What you will do: Will you repeat only the lines from the one with "Give me the Plotly source for this chart." through the one with "fillcolor=fill, line=dict(width=lw, color=lc", both included, leaving every picture out?

Material shown:
>>>

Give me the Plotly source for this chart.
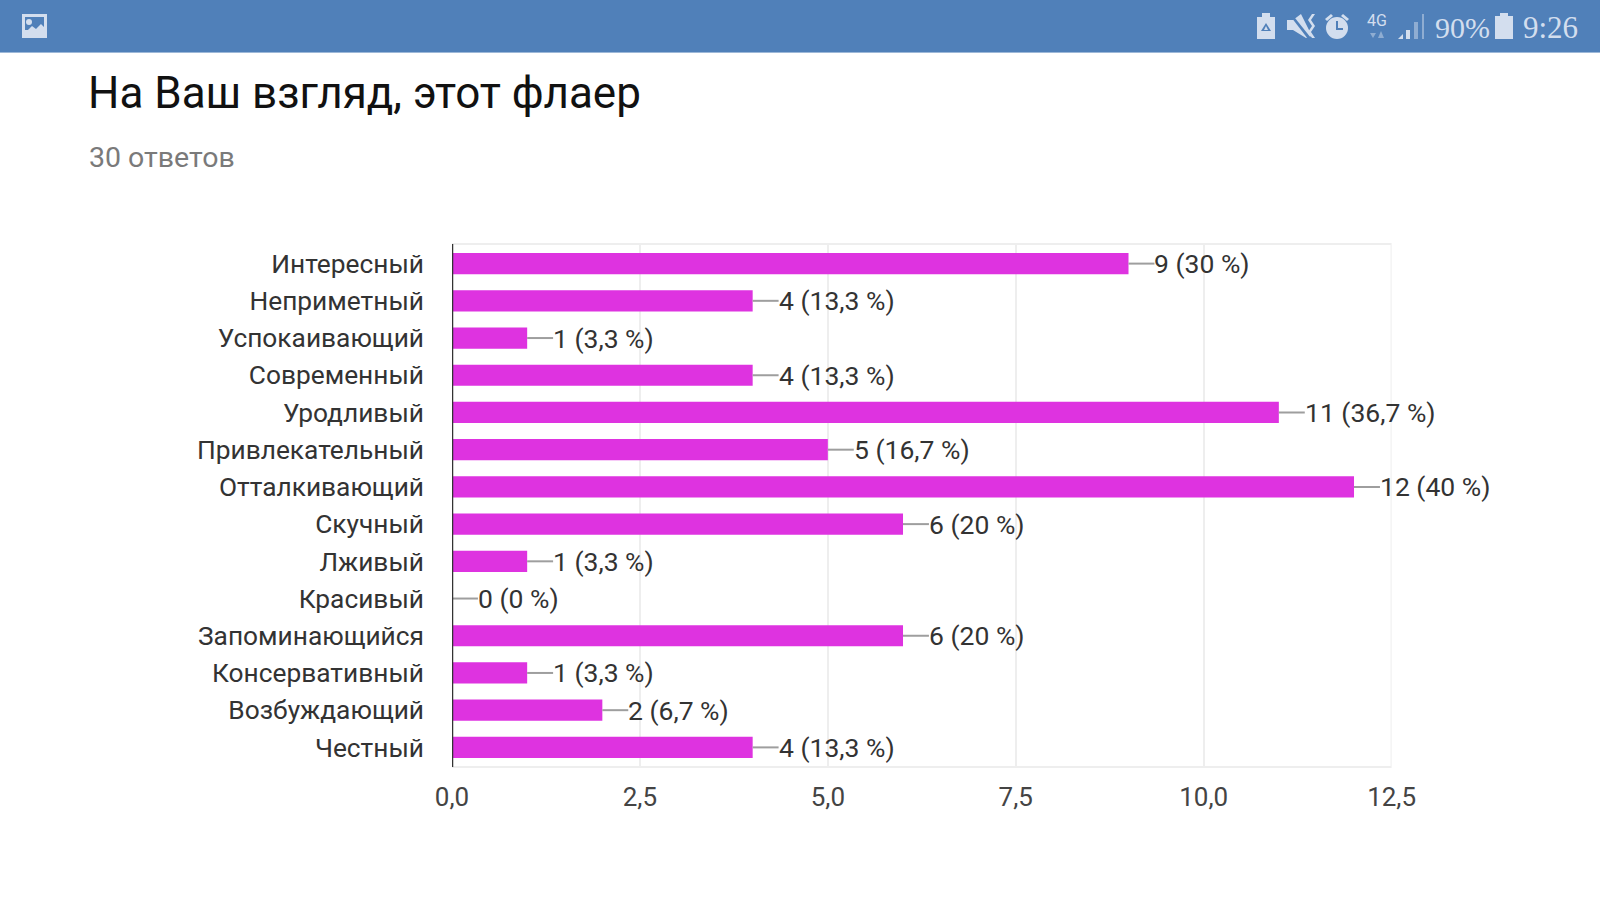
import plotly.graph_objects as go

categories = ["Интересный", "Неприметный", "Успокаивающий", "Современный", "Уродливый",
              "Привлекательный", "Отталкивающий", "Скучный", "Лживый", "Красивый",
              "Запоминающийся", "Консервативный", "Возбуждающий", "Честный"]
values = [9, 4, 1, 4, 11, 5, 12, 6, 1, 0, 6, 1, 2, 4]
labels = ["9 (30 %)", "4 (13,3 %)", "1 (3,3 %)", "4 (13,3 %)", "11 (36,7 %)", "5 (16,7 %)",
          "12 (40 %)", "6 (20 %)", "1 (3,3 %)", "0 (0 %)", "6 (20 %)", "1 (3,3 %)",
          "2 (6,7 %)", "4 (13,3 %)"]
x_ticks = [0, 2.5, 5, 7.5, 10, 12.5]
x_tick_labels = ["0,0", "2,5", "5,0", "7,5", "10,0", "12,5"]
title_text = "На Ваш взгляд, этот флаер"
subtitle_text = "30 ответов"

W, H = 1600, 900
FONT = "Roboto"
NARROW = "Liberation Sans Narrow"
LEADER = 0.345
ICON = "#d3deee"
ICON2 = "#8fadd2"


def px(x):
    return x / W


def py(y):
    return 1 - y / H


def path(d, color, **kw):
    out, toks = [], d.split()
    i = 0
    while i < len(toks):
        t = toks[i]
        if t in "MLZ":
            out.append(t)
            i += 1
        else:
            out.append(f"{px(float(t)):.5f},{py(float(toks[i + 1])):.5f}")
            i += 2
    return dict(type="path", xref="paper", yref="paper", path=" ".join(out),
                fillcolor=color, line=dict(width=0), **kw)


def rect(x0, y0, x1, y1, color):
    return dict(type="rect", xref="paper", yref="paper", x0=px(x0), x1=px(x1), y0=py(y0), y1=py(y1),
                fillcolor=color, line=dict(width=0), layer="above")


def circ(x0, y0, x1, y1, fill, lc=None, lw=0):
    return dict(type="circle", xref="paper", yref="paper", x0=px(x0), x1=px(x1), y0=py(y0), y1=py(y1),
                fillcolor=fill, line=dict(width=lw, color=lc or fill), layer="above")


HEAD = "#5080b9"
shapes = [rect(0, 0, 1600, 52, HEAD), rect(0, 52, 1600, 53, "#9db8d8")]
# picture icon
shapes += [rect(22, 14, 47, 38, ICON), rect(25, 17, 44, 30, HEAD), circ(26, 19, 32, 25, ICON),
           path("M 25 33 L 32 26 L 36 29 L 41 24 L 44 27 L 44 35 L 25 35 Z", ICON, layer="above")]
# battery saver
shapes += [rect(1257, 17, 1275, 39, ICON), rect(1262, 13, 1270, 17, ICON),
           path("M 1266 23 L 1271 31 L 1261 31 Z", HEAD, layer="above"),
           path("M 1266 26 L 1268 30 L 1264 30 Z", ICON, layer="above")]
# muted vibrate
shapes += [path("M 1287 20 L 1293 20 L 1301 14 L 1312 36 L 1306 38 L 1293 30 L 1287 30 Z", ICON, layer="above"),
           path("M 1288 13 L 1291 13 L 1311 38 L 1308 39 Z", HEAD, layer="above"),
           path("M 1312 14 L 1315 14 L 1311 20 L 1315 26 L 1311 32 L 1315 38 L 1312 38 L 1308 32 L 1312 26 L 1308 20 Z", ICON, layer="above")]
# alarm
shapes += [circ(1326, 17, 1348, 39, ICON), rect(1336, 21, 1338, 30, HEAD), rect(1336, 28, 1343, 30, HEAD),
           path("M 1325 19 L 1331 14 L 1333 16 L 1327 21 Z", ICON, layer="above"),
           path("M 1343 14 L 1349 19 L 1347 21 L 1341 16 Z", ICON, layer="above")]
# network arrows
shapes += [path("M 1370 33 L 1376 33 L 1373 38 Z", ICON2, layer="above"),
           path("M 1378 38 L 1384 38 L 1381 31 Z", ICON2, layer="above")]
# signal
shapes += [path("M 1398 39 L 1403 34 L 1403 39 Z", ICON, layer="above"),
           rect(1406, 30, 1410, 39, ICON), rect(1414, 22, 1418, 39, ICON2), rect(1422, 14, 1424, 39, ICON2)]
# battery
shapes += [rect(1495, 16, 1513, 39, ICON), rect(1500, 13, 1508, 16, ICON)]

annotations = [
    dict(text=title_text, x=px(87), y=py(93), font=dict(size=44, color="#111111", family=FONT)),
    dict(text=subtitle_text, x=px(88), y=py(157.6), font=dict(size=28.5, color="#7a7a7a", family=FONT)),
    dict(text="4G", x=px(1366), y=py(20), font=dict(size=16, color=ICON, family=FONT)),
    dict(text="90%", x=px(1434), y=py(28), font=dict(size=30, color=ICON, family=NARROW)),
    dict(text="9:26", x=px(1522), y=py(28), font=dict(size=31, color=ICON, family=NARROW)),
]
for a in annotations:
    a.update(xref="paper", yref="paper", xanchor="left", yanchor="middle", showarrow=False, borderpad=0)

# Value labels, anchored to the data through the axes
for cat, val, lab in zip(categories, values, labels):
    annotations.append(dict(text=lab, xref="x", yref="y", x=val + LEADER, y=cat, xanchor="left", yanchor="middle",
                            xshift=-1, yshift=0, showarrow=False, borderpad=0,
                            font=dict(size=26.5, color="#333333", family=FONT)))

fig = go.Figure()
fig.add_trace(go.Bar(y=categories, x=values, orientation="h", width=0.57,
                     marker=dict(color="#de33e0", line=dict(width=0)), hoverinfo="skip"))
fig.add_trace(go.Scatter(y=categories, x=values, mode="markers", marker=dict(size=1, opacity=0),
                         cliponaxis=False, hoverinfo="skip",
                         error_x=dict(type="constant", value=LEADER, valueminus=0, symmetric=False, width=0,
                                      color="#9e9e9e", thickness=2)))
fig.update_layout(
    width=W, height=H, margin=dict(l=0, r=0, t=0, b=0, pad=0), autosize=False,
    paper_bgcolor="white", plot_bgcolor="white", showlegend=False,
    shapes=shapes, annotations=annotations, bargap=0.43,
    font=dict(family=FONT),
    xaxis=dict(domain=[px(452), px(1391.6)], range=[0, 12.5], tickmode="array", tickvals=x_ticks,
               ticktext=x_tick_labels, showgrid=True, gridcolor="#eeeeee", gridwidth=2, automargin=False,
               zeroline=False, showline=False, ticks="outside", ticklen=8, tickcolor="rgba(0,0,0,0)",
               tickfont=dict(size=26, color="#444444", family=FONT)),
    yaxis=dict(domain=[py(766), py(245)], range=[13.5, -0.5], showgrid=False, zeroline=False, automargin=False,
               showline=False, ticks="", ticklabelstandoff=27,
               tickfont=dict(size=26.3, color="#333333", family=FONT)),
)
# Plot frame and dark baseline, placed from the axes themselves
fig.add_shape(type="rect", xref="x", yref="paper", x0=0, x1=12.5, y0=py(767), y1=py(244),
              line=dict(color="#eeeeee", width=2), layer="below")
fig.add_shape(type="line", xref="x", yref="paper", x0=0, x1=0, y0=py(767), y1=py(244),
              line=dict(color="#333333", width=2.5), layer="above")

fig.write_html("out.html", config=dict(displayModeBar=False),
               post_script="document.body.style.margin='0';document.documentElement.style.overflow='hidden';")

<<<
>>>

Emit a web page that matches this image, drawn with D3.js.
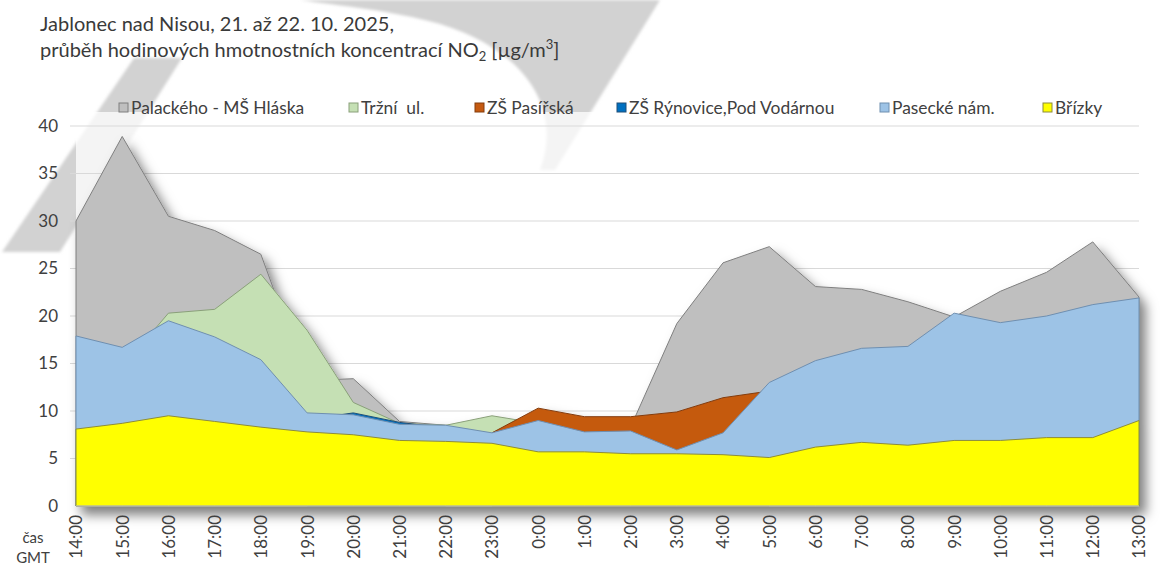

<<<

Written response:
Give me the Plotly source for this chart.
import plotly.graph_objects as go

categories = ["Интересный", "Неприметный", "Успокаивающий", "Современный", "Уродливый",
              "Привлекательный", "Отталкивающий", "Скучный", "Лживый", "Красивый",
              "Запоминающийся", "Консервативный", "Возбуждающий", "Честный"]
values = [9, 4, 1, 4, 11, 5, 12, 6, 1, 0, 6, 1, 2, 4]
labels = ["9 (30 %)", "4 (13,3 %)", "1 (3,3 %)", "4 (13,3 %)", "11 (36,7 %)", "5 (16,7 %)",
          "12 (40 %)", "6 (20 %)", "1 (3,3 %)", "0 (0 %)", "6 (20 %)", "1 (3,3 %)",
          "2 (6,7 %)", "4 (13,3 %)"]
x_ticks = [0, 2.5, 5, 7.5, 10, 12.5]
x_tick_labels = ["0,0", "2,5", "5,0", "7,5", "10,0", "12,5"]
title_text = "На Ваш взгляд, этот флаер"
subtitle_text = "30 ответов"

W, H = 1600, 900
FONT = "Roboto"
NARROW = "Liberation Sans Narrow"
LEADER = 0.345
ICON = "#d3deee"
ICON2 = "#8fadd2"


def px(x):
    return x / W


def py(y):
    return 1 - y / H


def path(d, color, **kw):
    out, toks = [], d.split()
    i = 0
    while i < len(toks):
        t = toks[i]
        if t in "MLZ":
            out.append(t)
            i += 1
        else:
            out.append(f"{px(float(t)):.5f},{py(float(toks[i + 1])):.5f}")
            i += 2
    return dict(type="path", xref="paper", yref="paper", path=" ".join(out),
                fillcolor=color, line=dict(width=0), **kw)


def rect(x0, y0, x1, y1, color):
    return dict(type="rect", xref="paper", yref="paper", x0=px(x0), x1=px(x1), y0=py(y0), y1=py(y1),
                fillcolor=color, line=dict(width=0), layer="above")


def circ(x0, y0, x1, y1, fill, lc=None, lw=0):
    return dict(type="circle", xref="paper", yref="paper", x0=px(x0), x1=px(x1), y0=py(y0), y1=py(y1),
                fillcolor=fill, line=dict(width=lw, color=lc or fill), layer="above")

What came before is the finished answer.